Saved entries
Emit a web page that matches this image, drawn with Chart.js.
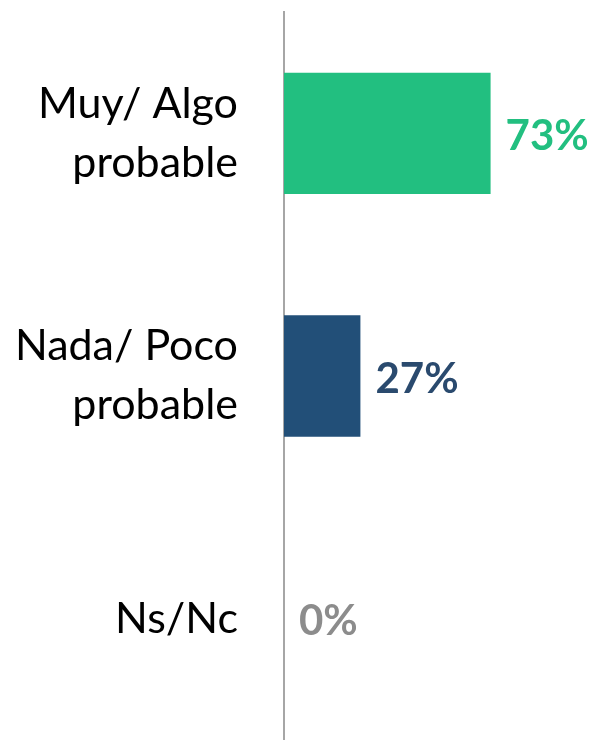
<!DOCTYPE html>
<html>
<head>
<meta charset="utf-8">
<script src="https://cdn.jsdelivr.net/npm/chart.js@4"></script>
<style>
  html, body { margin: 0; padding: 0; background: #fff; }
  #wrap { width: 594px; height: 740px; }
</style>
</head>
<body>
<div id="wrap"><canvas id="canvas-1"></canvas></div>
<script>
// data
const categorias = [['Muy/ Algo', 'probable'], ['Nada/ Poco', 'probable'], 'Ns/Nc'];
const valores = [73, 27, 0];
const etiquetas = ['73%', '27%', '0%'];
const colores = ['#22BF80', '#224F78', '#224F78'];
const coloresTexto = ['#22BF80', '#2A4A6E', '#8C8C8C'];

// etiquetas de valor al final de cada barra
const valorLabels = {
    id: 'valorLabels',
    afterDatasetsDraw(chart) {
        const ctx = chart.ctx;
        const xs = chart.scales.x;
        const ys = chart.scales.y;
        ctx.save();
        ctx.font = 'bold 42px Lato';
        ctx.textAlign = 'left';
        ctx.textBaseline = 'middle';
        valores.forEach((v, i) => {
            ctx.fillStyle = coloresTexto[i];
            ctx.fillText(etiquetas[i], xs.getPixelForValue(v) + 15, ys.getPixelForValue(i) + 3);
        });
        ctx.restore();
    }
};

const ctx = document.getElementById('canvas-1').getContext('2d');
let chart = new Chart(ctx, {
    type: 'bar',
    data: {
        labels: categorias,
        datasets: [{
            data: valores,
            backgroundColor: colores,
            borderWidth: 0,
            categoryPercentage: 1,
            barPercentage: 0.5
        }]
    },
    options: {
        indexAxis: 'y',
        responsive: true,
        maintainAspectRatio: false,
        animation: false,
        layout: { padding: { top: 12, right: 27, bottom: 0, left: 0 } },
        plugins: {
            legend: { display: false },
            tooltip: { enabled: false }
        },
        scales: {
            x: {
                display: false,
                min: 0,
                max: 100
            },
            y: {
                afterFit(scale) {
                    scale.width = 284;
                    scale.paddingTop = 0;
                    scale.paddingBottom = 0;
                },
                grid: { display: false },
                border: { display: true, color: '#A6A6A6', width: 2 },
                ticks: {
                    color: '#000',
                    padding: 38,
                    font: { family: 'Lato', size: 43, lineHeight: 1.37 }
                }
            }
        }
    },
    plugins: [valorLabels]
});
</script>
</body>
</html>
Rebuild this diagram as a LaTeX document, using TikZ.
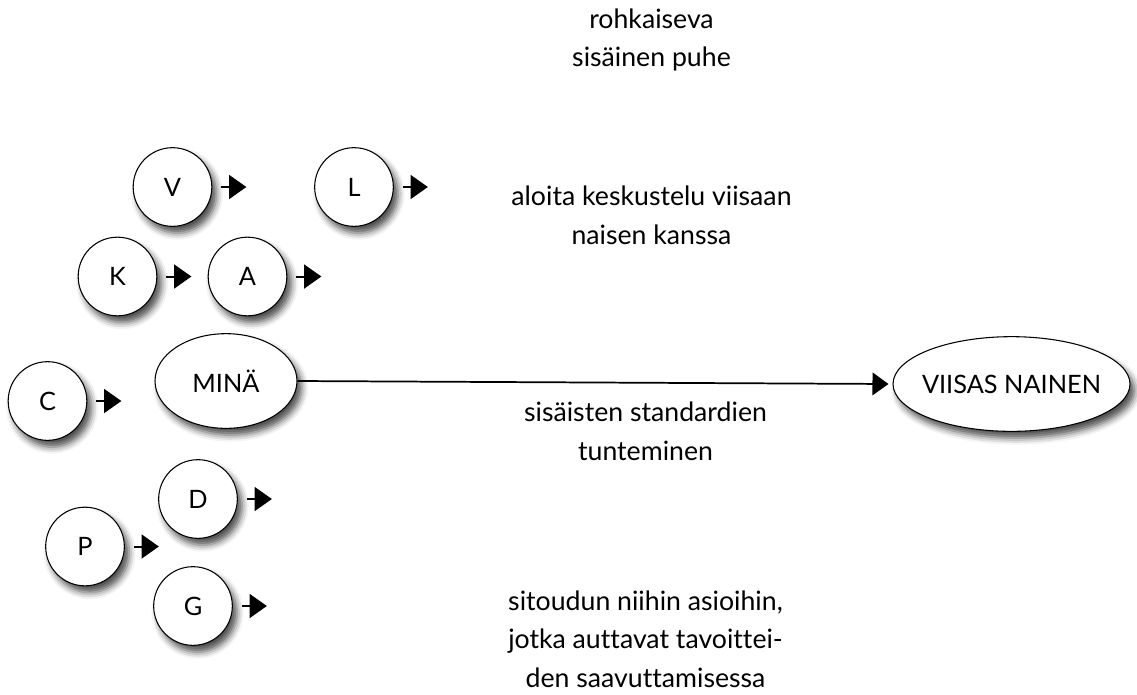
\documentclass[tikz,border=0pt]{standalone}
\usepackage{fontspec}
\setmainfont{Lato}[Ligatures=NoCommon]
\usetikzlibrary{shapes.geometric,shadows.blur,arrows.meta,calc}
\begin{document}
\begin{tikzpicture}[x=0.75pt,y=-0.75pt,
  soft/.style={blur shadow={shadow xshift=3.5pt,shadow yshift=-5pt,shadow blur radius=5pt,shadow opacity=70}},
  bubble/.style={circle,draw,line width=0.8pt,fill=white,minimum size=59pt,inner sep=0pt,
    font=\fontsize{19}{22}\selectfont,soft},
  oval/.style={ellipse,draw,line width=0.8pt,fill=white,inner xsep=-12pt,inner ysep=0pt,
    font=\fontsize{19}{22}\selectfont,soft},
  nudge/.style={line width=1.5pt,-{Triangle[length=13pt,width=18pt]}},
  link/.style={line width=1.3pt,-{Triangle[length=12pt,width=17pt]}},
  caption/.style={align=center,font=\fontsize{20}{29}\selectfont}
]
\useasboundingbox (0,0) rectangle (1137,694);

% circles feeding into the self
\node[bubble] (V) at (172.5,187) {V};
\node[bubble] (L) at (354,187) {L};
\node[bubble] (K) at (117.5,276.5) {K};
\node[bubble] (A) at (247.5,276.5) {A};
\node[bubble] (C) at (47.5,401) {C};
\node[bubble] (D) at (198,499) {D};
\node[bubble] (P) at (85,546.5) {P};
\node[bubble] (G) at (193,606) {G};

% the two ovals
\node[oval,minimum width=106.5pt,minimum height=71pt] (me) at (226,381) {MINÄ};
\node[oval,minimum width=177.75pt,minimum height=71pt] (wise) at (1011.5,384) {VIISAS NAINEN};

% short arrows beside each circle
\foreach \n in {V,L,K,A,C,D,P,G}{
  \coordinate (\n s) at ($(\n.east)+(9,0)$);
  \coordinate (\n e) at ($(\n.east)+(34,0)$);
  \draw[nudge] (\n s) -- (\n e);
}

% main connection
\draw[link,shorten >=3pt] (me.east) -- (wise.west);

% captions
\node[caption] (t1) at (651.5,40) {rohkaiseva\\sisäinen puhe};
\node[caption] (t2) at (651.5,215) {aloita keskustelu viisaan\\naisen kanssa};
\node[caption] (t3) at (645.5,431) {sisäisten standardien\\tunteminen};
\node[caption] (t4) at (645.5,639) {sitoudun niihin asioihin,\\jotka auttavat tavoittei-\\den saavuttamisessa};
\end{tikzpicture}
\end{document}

Written instruction: Determine how many lines in the listing above hold the word "this", answering with the number only.

Expected answer: 2